■ Task instructions ■
Extract only the first line of the listing and every line after it up to and including the one with "plt.rcParams['axes.unicode_minus'] = False". Omit the pictures.

++++ Data section

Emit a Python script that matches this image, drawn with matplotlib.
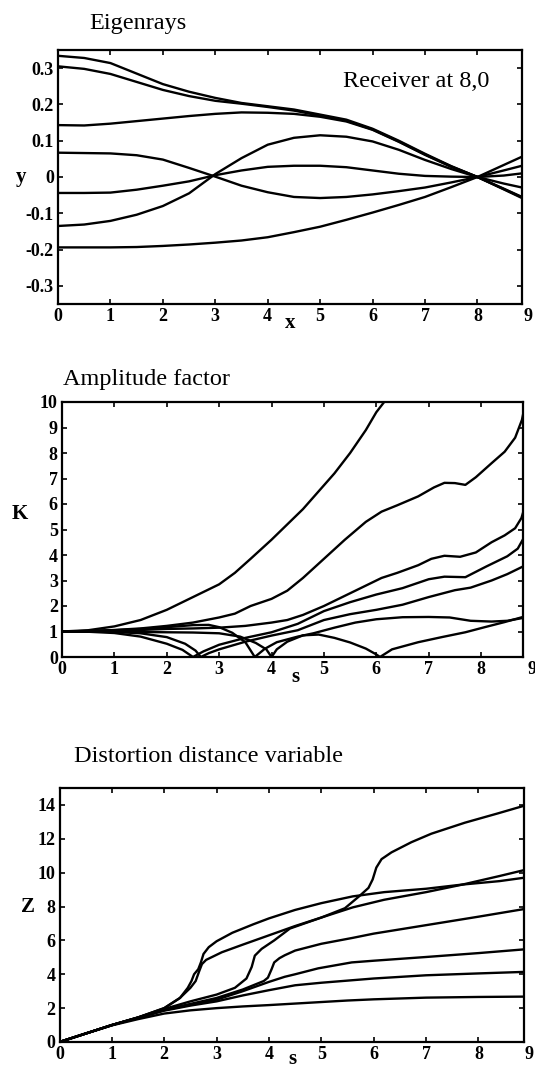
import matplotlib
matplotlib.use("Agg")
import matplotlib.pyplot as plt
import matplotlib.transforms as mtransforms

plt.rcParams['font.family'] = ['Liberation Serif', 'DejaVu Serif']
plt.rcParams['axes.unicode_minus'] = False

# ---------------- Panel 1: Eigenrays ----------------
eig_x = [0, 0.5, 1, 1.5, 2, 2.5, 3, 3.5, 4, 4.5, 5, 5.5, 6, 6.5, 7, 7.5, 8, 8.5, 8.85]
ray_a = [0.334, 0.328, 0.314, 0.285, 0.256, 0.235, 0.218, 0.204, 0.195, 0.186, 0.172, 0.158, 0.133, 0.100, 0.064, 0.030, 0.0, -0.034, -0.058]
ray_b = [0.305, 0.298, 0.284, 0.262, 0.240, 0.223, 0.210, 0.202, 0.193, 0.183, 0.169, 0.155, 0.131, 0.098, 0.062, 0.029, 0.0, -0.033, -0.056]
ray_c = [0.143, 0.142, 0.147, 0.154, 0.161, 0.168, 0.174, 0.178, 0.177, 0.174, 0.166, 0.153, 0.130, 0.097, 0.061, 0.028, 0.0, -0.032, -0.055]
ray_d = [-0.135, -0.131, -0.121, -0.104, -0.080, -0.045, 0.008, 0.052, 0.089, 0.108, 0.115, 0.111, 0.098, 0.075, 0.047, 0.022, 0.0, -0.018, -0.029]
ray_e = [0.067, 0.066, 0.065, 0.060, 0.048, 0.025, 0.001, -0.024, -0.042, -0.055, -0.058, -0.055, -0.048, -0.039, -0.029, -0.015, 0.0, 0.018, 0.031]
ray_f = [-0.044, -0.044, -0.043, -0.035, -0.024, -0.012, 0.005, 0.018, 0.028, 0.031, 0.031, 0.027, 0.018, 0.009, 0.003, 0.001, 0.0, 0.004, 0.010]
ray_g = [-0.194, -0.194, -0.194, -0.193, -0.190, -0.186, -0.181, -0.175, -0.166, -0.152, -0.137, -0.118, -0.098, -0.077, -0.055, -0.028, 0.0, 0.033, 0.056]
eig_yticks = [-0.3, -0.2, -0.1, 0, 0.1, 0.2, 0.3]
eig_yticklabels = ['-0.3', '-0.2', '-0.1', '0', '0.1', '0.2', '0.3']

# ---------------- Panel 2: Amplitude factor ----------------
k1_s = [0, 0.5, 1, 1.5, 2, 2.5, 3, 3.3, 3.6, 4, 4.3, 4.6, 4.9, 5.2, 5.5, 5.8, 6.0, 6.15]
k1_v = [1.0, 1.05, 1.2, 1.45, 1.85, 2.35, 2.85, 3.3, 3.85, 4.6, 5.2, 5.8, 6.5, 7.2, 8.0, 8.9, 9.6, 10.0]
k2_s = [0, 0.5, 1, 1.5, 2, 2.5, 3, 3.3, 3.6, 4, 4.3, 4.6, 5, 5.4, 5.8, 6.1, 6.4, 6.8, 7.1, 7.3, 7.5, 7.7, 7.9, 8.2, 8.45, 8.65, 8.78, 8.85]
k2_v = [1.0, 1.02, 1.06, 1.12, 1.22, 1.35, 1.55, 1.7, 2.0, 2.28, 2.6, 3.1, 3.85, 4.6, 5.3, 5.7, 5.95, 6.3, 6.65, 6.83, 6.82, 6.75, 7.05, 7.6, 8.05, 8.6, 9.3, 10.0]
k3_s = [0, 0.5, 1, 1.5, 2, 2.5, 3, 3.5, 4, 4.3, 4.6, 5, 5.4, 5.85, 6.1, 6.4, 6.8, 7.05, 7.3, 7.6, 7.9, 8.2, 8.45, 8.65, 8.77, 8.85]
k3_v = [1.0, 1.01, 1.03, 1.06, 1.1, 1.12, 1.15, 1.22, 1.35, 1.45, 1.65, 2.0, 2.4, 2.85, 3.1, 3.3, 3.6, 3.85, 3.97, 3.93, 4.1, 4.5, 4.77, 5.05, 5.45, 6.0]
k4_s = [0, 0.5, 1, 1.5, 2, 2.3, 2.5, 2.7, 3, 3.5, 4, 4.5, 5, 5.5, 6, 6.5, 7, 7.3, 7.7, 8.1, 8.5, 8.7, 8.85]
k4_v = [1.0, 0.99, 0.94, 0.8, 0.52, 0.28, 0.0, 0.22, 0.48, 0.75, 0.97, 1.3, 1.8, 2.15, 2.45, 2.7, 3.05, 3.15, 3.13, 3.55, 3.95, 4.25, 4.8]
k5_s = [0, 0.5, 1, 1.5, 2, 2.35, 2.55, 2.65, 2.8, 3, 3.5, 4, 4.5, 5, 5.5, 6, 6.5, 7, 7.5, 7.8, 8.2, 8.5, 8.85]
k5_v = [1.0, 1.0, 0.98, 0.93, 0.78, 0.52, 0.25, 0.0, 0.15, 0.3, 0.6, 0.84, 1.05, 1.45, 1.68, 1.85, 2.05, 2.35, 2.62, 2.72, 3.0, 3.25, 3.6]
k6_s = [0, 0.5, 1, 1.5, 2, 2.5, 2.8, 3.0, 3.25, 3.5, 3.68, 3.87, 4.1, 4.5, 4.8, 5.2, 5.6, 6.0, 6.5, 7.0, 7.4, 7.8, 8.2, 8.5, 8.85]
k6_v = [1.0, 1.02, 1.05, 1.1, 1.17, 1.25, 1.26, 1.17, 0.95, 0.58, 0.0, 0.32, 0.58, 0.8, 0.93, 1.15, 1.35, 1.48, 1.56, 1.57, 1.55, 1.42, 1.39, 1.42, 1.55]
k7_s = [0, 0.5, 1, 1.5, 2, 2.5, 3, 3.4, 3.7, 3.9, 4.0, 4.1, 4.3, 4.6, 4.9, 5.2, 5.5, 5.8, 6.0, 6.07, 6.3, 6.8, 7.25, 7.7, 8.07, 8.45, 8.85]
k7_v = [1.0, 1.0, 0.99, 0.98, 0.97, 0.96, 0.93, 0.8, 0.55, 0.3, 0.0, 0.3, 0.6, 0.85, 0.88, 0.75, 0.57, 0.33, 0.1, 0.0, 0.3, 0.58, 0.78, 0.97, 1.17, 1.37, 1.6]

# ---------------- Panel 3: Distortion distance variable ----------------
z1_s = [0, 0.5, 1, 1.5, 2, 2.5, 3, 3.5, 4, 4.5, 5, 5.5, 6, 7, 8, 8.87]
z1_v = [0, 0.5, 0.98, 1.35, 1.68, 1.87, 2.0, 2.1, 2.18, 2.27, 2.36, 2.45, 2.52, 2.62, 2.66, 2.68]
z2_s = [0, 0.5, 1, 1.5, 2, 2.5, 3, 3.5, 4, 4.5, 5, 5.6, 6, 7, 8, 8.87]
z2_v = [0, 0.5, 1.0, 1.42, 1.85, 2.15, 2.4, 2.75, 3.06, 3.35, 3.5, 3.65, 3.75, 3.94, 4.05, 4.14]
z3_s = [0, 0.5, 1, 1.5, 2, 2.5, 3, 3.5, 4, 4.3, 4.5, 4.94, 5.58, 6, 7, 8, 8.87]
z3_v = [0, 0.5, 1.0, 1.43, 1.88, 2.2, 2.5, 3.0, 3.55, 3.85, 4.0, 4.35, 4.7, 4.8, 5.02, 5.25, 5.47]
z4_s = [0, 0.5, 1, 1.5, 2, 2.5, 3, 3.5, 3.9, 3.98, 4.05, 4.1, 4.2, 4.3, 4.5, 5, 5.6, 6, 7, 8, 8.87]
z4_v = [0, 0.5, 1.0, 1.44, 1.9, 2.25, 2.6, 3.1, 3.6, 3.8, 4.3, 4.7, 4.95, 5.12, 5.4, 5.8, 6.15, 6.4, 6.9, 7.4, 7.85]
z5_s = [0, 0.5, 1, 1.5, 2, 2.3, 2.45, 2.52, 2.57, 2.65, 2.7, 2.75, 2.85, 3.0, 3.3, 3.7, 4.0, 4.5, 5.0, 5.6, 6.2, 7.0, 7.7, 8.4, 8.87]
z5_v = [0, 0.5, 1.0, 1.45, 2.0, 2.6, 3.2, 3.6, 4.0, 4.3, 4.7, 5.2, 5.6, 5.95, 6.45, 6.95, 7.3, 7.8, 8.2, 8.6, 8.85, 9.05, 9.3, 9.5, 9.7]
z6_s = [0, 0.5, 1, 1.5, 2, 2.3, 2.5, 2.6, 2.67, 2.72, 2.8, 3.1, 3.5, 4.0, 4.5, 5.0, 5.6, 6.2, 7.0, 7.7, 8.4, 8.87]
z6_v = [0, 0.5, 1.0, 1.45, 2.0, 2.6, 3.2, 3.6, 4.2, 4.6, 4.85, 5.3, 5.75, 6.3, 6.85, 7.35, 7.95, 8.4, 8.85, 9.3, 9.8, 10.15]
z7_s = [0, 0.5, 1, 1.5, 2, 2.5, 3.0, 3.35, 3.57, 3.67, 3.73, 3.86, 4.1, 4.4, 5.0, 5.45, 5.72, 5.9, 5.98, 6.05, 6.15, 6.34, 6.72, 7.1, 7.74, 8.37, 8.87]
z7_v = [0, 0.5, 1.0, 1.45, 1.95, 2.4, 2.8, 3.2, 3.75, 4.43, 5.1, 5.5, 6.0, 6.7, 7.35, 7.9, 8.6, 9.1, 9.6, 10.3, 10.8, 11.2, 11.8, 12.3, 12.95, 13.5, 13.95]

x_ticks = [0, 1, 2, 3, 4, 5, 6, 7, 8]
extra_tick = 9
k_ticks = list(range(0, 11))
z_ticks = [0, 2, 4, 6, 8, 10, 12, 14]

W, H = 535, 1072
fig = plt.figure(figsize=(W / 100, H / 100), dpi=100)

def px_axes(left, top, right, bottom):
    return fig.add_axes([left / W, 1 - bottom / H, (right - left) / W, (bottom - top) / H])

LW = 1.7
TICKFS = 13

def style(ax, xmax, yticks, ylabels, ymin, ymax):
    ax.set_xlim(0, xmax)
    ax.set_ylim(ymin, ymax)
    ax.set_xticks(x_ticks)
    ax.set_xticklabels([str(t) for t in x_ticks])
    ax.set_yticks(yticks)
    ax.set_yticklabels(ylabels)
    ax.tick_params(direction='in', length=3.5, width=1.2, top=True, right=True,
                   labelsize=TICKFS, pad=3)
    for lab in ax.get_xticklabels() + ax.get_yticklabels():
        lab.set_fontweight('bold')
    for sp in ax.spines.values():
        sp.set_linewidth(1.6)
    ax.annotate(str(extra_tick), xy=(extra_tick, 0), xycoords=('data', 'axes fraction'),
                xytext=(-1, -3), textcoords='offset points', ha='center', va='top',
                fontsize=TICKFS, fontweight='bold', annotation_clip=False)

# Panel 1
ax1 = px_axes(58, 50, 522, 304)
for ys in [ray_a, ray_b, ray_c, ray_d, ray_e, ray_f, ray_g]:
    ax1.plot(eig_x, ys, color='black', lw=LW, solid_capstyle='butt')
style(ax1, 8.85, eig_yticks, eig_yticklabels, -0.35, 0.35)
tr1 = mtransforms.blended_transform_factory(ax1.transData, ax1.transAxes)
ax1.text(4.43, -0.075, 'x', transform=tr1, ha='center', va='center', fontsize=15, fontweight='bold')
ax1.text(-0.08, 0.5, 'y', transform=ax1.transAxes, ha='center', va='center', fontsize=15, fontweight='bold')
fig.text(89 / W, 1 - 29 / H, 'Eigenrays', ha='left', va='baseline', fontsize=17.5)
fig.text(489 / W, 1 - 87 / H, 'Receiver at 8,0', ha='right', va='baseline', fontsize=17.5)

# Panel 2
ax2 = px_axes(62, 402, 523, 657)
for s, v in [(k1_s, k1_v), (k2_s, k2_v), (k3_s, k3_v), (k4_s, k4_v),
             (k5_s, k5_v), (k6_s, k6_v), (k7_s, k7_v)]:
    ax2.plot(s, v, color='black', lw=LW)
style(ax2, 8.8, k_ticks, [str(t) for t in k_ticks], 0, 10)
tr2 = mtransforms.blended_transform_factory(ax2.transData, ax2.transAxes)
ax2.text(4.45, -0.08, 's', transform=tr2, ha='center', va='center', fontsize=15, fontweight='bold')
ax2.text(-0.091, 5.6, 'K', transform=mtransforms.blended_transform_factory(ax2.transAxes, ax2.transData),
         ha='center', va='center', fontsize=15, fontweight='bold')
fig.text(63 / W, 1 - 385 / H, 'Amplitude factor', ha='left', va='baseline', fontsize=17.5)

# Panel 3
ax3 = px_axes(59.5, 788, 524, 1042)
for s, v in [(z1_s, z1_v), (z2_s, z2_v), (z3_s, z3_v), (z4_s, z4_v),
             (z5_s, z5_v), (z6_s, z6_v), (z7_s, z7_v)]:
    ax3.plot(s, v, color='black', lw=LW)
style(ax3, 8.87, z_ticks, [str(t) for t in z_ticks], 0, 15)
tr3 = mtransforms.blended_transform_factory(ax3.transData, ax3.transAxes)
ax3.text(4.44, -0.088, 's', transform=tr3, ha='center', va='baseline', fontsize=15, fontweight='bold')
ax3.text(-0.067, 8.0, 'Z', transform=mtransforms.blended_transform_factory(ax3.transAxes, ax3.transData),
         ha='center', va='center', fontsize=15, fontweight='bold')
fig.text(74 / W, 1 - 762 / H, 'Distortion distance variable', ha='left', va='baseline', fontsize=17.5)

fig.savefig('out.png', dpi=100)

++++++++

■ Result of the task ■
Emit a Python script that matches this image, drawn with matplotlib.
import matplotlib
matplotlib.use("Agg")
import matplotlib.pyplot as plt
import matplotlib.transforms as mtransforms

plt.rcParams['font.family'] = ['Liberation Serif', 'DejaVu Serif']
plt.rcParams['axes.unicode_minus'] = False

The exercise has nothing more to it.